## Information shown
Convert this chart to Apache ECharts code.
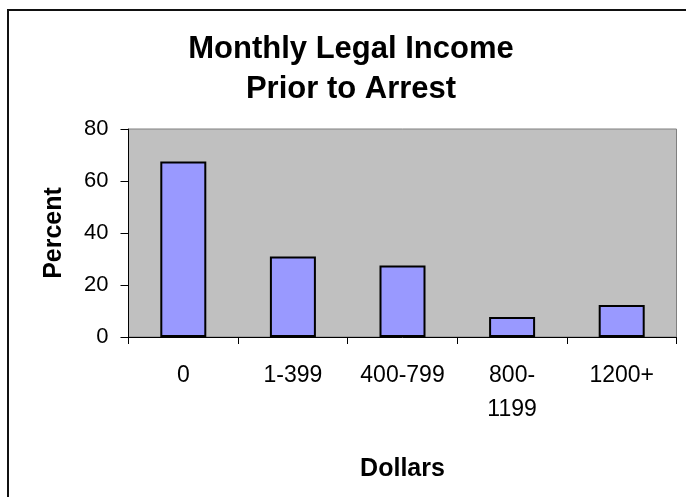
<!DOCTYPE html>
<html>
<head>
<meta charset="utf-8">
<script src="https://cdn.jsdelivr.net/npm/echarts@6/dist/echarts.min.js"></script>
<style>
html,body{margin:0;padding:0;background:#fff;}
#chart{width:686px;height:497px;}
</style>
</head>
<body>
<div id="chart"></div>
<script>
const categories = ['0', '1-399', '400-799', '800-\n1199', '1200+'];
const percentValues = [67.5, 31, 27.5, 7.7, 12.3];
const yTicks = [0, 20, 40, 60, 80];
const titleText = 'Monthly Legal Income\nPrior to Arrest';
const xName = 'Dollars';
const yName = 'Percent';

const FONT = "'Liberation Sans', Arial, sans-serif";
const chart = echarts.init(document.getElementById('chart'));
chart.setOption({
  animation: false,
  backgroundColor: '#fff',
  title: {
    text: titleText,
    left: 351,
    top: 29,
    padding: 0,
    textAlign: 'center',
    textStyle: { fontFamily: FONT, fontSize: 31, fontWeight: 'bold', color: '#000', lineHeight: 40 }
  },
  graphic: [{
    type: 'rect',
    shape: { x: 8, y: 10, width: 720, height: 520 },
    style: { fill: 'none', stroke: '#111', lineWidth: 2 },
    silent: true, z: -1
  }],
  grid: {
    left: 128.5, right: 9.5, top: 129, bottom: 160,
    show: true, backgroundColor: '#C0C0C0', borderColor: '#808080', borderWidth: 1
  },
  xAxis: {
    type: 'category',
    data: categories,
    name: xName,
    nameLocation: 'middle',
    nameGap: 120,
    nameTextStyle: { fontFamily: FONT, fontSize: 25, fontWeight: 'bold', color: '#000' },
    axisLine: { lineStyle: { color: '#000', width: 1 } },
    axisTick: { show: true, length: 7, lineStyle: { color: '#000' } },
    axisLabel: { fontFamily: FONT, fontSize: 23, color: '#000', margin: 22, lineHeight: 34, interval: 0 },
    splitLine: { show: false }
  },
  yAxis: {
    type: 'value',
    min: 0, max: 80, interval: 20,
    name: yName,
    nameLocation: 'middle',
    nameGap: 62,
    nameRotate: 90,
    nameTextStyle: { fontFamily: FONT, fontSize: 25, fontWeight: 'bold', color: '#000' },
    axisLine: { show: true, lineStyle: { color: '#000', width: 1 } },
    axisTick: { show: true, length: 8, lineStyle: { color: '#000' } },
    axisLabel: {
      fontFamily: FONT, fontSize: 22, color: '#000', margin: 20,
      formatter: function (v) { return yTicks.indexOf(v) >= 0 ? String(v) : ''; }
    },
    splitLine: { show: false }
  },
  series: [{
    type: 'bar',
    data: percentValues,
    barWidth: 46,
    itemStyle: { color: '#9999FF', borderColor: '#000', borderWidth: 2 }
  }]
});
</script>
</body>
</html>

## Task statement
Give the data again exactly as written, with all pictures left out.

## Solution
Convert this chart to Apache ECharts code.
<!DOCTYPE html>
<html>
<head>
<meta charset="utf-8">
<script src="https://cdn.jsdelivr.net/npm/echarts@6/dist/echarts.min.js"></script>
<style>
html,body{margin:0;padding:0;background:#fff;}
#chart{width:686px;height:497px;}
</style>
</head>
<body>
<div id="chart"></div>
<script>
const categories = ['0', '1-399', '400-799', '800-\n1199', '1200+'];
const percentValues = [67.5, 31, 27.5, 7.7, 12.3];
const yTicks = [0, 20, 40, 60, 80];
const titleText = 'Monthly Legal Income\nPrior to Arrest';
const xName = 'Dollars';
const yName = 'Percent';

const FONT = "'Liberation Sans', Arial, sans-serif";
const chart = echarts.init(document.getElementById('chart'));
chart.setOption({
  animation: false,
  backgroundColor: '#fff',
  title: {
    text: titleText,
    left: 351,
    top: 29,
    padding: 0,
    textAlign: 'center',
    textStyle: { fontFamily: FONT, fontSize: 31, fontWeight: 'bold', color: '#000', lineHeight: 40 }
  },
  graphic: [{
    type: 'rect',
    shape: { x: 8, y: 10, width: 720, height: 520 },
    style: { fill: 'none', stroke: '#111', lineWidth: 2 },
    silent: true, z: -1
  }],
  grid: {
    left: 128.5, right: 9.5, top: 129, bottom: 160,
    show: true, backgroundColor: '#C0C0C0', borderColor: '#808080', borderWidth: 1
  },
  xAxis: {
    type: 'category',
    data: categories,
    name: xName,
    nameLocation: 'middle',
    nameGap: 120,
    nameTextStyle: { fontFamily: FONT, fontSize: 25, fontWeight: 'bold', color: '#000' },
    axisLine: { lineStyle: { color: '#000', width: 1 } },
    axisTick: { show: true, length: 7, lineStyle: { color: '#000' } },
    axisLabel: { fontFamily: FONT, fontSize: 23, color: '#000', margin: 22, lineHeight: 34, interval: 0 },
    splitLine: { show: false }
  },
  yAxis: {
    type: 'value',
    min: 0, max: 80, interval: 20,
    name: yName,
    nameLocation: 'middle',
    nameGap: 62,
    nameRotate: 90,
    nameTextStyle: { fontFamily: FONT, fontSize: 25, fontWeight: 'bold', color: '#000' },
    axisLine: { show: true, lineStyle: { color: '#000', width: 1 } },
    axisTick: { show: true, length: 8, lineStyle: { color: '#000' } },
    axisLabel: {
      fontFamily: FONT, fontSize: 22, color: '#000', margin: 20,
      formatter: function (v) { return yTicks.indexOf(v) >= 0 ? String(v) : ''; }
    },
    splitLine: { show: false }
  },
  series: [{
    type: 'bar',
    data: percentValues,
    barWidth: 46,
    itemStyle: { color: '#9999FF', borderColor: '#000', borderWidth: 2 }
  }]
});
</script>
</body>
</html>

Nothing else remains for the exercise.